North Sea oil rig - the offshore industry has been squeezed by slumping oil prices.
It is also nearly 15 per cent cheaper than this time last year. Plus, this winter’s mildness (which is, for those of us concerned about climate change, troubling news), also means household spending on energy bills ought to be well down. Since the average working Scottish household spends about a fifth of income on home and transport energy, most Scots are now getting a bit of a financial windfall.
Well, you might say, after half a decade of almost unremittingly bad financial news, which can hardly have left a single household unscathed, let’s raise a glass of cheer to that. And if there is any hangover guilty conscience to be assuaged, let’s deal with that in the New Year.
In fact, there will be more than some guilt to worry about. The cause of the spending bonus is, of course, the fall in the benchmark Brent crude oil price which, as I write, has continued to tumble to an 11-year low below $37 per barrel.
The slide began in 2014, falling off what now (when you look at a historical price chart) looks like a cliff edge of $113 a barrel in May to crash down to $50 a year ago. Then, knowledgeable industry folk in Aberdeen were expecting (or maybe just hoping for) a recovery by mid-2015 to around $60 a barrel, which indeed it did. For a while. But now it’s down again at two-thirds of the price which those industry folk said the North Sea industry could survive, albeit with some pain.
Is it going to recover any time soon? The question is extremely important because tens of thousands of Scottish jobs directly depend, and some further tens of thousands of income indirectly depend, on a profitable North Sea which, in 2014 and 2015, it has not been.

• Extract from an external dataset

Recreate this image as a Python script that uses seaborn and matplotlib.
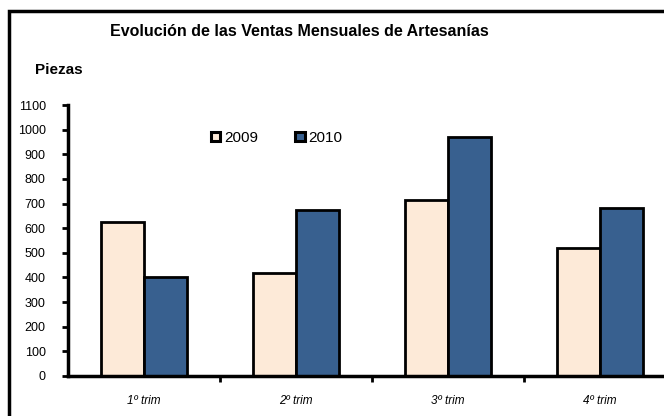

No industry, not even one which, before this price slump at least, had substantial cash reserves, can survive being loss-making for long. And even if the industry gets its average operating costs per barrel of oil produced down to £15 ($22 at current exchange rates) by the end of 2016, any oil price below $40 means precious little profit once other costs, such as the price of capital to develop an oilfield, are taken into account.
Remember too that as the price slump is worldwide (even around $1 lower in North America), cost-cutting is global. So our little corner of it, one of the most expensive producing provinces, is liable to remain at a cost disadvantage.
This severely handicaps efforts to attract the investment to develop the 9.5-16 billion barrels of oil equivalent in proven and potential additional reserves.
So, for a slimmed-down North Sea industry to not just survive but to have the healthy 25-40 years of life everyone hopes it will have, the price needs to rise. And while oil price forecasting is probably the best job anyone fond of egg-on-face could have, there are few signs of upward pressures.